Mengait Derita Dampak Limbah Batam Ke Masyarakat

Fariana Ulfah
Reporter City Radio, Medan, dengan penugasan ke Batam

(Catatan penulis: “Testimoni saya selama di LPDS, saya mendapat banyak guru, ilmu, sahabat, teman, kerabat. Saya mendapat kesempatan ke Kepulauan Riau/Batam. Di sana saya dapat pelajaran berharga mengenai daerah baru, keadaan lingkungan dan adaptasi. Selain itu juga, saya mendapat hal baru bahwa saya harus lebih waspada. Namun, di LPDS saya mendapat pengalaman yang bagi saya tidak semua wartawan mendapat kesempatan yang sama dengan saya.”)

Tujuh tahun lamanya tinggal di perumahan Putri Hijau Daun, Kecamatan Sagulung, Kota Batam.

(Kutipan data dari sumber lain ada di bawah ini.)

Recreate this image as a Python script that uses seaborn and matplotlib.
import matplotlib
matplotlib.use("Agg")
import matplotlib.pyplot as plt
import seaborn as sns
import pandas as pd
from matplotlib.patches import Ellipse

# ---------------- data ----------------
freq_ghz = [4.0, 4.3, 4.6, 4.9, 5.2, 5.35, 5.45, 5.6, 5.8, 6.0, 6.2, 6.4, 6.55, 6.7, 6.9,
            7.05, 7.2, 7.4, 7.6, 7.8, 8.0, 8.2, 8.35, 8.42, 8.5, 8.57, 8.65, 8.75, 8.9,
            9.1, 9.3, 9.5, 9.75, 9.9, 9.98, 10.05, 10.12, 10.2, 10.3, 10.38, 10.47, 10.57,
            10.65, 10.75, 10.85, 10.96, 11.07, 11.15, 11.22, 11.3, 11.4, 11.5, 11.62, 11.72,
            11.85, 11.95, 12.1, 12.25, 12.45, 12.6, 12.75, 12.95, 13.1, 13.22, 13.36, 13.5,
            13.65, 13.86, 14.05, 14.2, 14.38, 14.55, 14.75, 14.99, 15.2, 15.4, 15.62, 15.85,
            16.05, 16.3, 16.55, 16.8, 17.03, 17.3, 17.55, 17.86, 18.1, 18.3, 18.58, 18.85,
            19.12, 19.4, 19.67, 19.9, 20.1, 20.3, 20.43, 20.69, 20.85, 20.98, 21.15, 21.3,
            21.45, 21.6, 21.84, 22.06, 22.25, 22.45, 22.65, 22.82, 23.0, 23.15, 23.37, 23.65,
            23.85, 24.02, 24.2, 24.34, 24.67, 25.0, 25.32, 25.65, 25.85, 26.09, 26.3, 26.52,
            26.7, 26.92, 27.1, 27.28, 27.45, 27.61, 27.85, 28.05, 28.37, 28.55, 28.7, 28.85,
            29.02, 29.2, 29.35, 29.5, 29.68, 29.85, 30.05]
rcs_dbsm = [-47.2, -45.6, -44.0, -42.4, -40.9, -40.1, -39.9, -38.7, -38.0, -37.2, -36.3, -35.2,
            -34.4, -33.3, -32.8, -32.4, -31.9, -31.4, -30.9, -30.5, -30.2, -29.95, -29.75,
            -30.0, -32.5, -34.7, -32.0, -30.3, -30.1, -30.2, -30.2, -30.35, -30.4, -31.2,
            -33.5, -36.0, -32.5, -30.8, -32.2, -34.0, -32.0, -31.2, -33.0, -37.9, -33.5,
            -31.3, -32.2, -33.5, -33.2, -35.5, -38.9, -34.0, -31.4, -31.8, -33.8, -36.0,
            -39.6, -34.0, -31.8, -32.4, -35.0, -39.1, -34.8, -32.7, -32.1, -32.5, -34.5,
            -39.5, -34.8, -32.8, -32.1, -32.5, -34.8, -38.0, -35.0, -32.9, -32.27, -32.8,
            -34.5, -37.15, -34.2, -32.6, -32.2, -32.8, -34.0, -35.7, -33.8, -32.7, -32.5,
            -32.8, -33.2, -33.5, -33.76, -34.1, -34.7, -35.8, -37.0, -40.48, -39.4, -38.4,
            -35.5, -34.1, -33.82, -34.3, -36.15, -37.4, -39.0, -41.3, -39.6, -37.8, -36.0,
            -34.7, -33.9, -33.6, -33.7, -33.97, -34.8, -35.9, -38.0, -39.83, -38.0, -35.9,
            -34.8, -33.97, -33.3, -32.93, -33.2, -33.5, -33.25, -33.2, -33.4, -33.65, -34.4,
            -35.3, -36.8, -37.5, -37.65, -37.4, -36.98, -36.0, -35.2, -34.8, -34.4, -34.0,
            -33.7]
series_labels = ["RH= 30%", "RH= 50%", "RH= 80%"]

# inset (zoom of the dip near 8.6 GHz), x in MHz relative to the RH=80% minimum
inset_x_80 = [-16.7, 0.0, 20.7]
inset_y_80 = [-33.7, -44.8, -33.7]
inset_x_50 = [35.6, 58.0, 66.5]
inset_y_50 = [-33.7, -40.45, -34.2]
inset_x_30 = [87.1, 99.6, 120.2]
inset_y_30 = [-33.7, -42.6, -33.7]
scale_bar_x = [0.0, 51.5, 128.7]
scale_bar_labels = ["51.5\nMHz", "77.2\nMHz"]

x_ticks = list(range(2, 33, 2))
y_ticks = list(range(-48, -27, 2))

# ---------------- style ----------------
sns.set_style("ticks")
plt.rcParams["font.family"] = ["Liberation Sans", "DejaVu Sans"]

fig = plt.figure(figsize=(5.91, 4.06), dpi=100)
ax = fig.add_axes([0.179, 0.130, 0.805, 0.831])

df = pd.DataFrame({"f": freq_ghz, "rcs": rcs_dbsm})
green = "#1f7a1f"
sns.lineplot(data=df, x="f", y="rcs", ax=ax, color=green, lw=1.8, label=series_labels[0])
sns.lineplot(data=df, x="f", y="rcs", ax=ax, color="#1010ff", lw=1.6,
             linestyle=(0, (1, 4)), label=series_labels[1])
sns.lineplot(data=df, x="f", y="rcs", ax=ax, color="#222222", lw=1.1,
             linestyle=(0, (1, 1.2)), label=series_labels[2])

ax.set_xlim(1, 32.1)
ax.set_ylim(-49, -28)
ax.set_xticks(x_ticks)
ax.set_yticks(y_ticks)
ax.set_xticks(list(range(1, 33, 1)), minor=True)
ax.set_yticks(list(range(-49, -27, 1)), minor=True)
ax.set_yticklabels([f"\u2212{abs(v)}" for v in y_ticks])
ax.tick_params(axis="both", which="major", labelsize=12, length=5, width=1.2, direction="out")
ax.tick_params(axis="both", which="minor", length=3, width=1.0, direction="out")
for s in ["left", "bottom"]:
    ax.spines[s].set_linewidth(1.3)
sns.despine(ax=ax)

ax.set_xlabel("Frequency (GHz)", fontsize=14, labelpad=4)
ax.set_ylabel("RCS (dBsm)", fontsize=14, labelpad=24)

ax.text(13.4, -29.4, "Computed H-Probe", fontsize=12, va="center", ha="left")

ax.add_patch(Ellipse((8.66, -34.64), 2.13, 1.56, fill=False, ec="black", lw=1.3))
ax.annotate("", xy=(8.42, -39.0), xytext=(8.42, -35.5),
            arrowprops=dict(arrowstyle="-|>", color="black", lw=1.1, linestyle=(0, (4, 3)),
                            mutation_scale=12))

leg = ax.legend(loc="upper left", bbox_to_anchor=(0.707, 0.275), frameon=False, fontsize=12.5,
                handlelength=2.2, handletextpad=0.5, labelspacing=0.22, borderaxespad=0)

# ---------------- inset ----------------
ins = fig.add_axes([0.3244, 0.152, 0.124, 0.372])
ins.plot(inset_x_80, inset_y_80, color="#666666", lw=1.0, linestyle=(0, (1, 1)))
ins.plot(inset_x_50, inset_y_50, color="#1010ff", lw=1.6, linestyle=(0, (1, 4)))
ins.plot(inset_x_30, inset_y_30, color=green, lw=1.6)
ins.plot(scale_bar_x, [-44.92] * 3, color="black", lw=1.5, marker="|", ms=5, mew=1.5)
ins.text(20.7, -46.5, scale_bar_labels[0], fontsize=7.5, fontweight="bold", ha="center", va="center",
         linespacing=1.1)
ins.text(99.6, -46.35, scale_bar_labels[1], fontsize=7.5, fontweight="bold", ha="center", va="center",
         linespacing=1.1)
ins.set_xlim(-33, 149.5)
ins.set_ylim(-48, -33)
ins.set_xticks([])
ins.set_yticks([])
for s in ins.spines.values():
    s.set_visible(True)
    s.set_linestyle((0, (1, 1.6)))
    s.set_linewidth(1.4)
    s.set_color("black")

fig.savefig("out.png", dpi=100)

Misra,56, beserta keluarga dan tetangganya menderita penyakit yang sama gatal di sekujur tubuh. Paha, betis, leher, dan punggung tak henti-henti minta digaruk. Akibatnya, kulit lelaki itu mengelupas. Bisul pun tumbuh. Bila benjolan itu pecah, bekasnya menjadi koreng yang gatalnya membuat bulu tubuh merinding. Beratapkan tepas dan setengah batu sepanjang rumah, demikianlah tempat tinggal  Misra.

Pandangan yang tak kalah menyentuh sanubari ketika mereka menggaruk tubuh kedua anaknya yang masih di bawah lima tahun tak kalah dengan orang tuanya.

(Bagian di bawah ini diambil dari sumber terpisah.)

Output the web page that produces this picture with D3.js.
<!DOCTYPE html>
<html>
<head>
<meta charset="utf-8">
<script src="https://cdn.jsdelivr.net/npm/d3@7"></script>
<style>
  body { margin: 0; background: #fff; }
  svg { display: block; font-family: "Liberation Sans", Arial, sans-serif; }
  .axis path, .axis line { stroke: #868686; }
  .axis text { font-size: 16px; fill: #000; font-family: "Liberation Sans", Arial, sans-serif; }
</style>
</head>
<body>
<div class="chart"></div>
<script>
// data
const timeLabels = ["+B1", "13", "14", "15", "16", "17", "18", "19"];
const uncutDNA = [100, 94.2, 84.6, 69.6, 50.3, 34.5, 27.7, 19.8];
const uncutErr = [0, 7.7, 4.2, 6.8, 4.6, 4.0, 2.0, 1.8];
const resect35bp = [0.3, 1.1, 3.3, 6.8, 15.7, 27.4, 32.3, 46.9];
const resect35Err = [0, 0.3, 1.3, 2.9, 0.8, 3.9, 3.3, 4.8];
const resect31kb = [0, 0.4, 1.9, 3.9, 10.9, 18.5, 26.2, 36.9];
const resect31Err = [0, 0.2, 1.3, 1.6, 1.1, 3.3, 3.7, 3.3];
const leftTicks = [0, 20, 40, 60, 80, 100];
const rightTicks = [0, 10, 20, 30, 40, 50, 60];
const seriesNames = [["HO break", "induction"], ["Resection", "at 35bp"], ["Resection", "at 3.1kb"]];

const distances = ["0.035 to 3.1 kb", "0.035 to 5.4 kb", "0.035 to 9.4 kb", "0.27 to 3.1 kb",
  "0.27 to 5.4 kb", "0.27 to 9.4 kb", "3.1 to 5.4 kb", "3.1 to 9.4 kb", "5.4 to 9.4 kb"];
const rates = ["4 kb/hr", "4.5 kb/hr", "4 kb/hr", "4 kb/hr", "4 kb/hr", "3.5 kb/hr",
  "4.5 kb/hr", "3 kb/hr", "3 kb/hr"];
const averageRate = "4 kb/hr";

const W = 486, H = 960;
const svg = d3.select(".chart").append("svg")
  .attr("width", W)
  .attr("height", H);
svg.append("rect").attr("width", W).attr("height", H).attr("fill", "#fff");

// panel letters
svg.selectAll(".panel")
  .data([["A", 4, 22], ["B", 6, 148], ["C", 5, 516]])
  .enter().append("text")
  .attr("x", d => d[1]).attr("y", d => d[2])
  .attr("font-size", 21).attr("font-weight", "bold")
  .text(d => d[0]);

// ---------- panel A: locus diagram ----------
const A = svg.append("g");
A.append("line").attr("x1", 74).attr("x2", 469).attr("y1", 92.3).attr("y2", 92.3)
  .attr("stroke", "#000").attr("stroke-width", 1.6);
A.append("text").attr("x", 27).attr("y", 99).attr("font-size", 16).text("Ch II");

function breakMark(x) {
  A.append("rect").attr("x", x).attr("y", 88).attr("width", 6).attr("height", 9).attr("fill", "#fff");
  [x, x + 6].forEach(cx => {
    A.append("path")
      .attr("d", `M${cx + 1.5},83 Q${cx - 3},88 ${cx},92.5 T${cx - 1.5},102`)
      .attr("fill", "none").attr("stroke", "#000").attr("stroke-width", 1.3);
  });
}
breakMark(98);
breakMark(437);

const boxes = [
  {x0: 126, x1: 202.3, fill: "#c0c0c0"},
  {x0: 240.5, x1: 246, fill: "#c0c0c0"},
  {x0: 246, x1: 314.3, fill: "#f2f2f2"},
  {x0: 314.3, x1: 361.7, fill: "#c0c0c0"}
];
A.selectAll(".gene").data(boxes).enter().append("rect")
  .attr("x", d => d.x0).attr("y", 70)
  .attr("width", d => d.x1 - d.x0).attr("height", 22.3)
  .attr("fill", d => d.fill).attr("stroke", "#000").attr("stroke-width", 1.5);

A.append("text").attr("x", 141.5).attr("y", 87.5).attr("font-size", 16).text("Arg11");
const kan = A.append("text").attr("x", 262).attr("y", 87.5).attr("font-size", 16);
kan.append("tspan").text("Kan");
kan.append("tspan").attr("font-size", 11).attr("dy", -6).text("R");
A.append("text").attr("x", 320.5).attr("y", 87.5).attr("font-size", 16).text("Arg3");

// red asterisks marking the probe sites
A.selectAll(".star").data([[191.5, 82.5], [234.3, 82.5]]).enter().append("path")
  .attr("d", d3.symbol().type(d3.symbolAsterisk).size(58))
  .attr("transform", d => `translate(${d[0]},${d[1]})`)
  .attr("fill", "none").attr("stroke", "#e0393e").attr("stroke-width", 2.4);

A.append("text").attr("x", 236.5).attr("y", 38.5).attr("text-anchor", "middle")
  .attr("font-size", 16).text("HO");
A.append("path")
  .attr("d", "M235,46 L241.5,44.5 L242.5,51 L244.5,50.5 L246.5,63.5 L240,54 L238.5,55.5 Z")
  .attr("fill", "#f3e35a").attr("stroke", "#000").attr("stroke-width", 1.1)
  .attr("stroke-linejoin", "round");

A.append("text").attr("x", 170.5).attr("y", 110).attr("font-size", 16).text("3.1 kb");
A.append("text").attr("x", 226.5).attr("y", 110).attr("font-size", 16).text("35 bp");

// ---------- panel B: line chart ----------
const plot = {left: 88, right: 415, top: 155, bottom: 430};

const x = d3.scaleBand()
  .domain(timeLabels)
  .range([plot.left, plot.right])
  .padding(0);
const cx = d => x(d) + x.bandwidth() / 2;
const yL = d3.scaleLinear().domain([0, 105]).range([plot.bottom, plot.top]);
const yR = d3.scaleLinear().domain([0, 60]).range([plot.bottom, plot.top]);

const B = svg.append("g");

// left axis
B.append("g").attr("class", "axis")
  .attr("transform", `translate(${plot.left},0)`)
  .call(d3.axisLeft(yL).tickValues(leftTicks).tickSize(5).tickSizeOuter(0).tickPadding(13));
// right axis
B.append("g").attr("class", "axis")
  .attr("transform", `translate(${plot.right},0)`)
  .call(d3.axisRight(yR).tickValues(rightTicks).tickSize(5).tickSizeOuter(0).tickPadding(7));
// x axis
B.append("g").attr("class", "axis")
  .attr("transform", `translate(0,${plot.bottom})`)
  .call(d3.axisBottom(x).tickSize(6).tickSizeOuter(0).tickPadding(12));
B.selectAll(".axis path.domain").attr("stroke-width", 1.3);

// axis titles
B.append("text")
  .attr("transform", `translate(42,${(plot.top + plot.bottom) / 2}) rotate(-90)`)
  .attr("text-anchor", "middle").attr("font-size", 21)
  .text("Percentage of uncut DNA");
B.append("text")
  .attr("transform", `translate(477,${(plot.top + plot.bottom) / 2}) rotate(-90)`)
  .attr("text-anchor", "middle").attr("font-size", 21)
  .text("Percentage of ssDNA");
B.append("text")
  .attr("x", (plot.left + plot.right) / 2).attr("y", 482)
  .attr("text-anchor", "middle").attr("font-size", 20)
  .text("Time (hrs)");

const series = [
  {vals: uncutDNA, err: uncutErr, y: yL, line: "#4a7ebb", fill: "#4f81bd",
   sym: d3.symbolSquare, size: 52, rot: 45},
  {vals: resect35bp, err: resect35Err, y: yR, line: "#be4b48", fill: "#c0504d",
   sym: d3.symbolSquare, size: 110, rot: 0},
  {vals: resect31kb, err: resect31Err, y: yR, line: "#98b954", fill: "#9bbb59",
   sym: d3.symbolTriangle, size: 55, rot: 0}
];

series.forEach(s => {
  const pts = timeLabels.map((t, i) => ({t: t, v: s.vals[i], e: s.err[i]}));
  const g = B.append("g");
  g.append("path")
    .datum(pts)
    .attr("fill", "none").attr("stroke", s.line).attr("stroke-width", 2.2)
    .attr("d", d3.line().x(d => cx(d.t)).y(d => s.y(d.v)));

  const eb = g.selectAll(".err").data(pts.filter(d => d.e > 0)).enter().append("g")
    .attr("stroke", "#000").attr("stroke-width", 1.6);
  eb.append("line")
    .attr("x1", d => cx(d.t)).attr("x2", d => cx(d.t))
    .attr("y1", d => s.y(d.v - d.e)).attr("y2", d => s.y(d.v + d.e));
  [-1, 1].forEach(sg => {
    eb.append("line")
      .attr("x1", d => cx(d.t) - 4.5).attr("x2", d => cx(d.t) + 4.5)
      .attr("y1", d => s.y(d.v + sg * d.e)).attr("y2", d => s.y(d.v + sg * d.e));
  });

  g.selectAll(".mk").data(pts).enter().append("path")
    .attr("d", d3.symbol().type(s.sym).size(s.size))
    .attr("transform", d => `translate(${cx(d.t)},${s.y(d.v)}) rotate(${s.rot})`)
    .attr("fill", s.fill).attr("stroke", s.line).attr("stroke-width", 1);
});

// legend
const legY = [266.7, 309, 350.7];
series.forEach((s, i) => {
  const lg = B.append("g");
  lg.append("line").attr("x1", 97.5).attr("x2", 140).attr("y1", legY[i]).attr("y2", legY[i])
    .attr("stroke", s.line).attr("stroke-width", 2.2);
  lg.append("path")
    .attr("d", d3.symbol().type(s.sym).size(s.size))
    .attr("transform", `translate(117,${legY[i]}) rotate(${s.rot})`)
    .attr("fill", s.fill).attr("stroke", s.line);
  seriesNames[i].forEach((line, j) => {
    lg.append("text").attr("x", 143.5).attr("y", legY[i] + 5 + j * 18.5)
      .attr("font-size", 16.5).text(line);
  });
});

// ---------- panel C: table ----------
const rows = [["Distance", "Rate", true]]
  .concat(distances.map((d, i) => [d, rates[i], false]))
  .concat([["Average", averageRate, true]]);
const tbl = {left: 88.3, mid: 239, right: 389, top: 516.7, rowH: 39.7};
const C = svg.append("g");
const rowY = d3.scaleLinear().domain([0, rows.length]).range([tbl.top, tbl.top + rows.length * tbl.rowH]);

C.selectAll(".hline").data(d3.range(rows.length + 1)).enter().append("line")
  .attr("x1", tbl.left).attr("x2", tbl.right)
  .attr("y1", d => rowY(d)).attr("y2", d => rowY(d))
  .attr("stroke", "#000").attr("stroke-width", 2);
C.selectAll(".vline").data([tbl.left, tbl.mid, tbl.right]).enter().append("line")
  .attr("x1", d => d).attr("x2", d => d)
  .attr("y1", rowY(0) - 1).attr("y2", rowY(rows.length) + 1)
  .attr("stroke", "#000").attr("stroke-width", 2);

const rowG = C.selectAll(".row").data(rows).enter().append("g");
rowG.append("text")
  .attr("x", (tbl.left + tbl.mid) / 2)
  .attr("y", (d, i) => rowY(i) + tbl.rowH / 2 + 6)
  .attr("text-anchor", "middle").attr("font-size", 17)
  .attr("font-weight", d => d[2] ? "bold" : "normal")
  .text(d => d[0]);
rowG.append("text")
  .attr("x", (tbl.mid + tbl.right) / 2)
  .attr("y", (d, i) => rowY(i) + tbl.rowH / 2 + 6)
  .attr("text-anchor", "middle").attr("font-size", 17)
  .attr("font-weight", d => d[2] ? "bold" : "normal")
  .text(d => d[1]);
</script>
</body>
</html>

“Krokkkk……krokkkk..krokkk….,” bunyi suara kuku yang menggaruk koreng yang konon katanya yang gatalnya mahadasyat.

Di perumahan itu, bukan hanya Misra dan keluarganya yang menderita gatal-gatal. Di Poliklinik Kulit Rumah Sakit Daerah Batam, ada 40-an tetangganya yang antre mencari obat pereda gatal.

”Sudah banyak warga menderita gara-gara limbah itu,” kata seorang dokter yang tak ingin identitasnya diketahui . Misra menduga derita yang dialaminya itu bersumber dari tumpukan tahi tembaga (copper slag) yang berasal dari industri pertambangan yang tak jauh dari kediamannya.

Poliklinik Kulit Rumah Sakit Daerah Batam menyatakan indikasi adanya
pencemaran sumur diperkuat hasil penelitian Balai Teknis Kesehatan Lingkungan dan Pemberantasan Penyakit Menular Kelas I Batam. Menurut lembaga ini, tingkat keasaman (pH) air sumur di sana hanya 5,2 alias di bawah ambang aman.

Tinggi rendahnya pH air sangat dipengaruhi oleh kandungan mineral lain yang terdapat dalam air. pH air standar adalah 5,5 s/d 8,5 . Air di bawah 5,5 disebut asam, sedangkan di atas 8,5 disebut basa.   Air yang layak dikonsumsi harus memiliki pH 7.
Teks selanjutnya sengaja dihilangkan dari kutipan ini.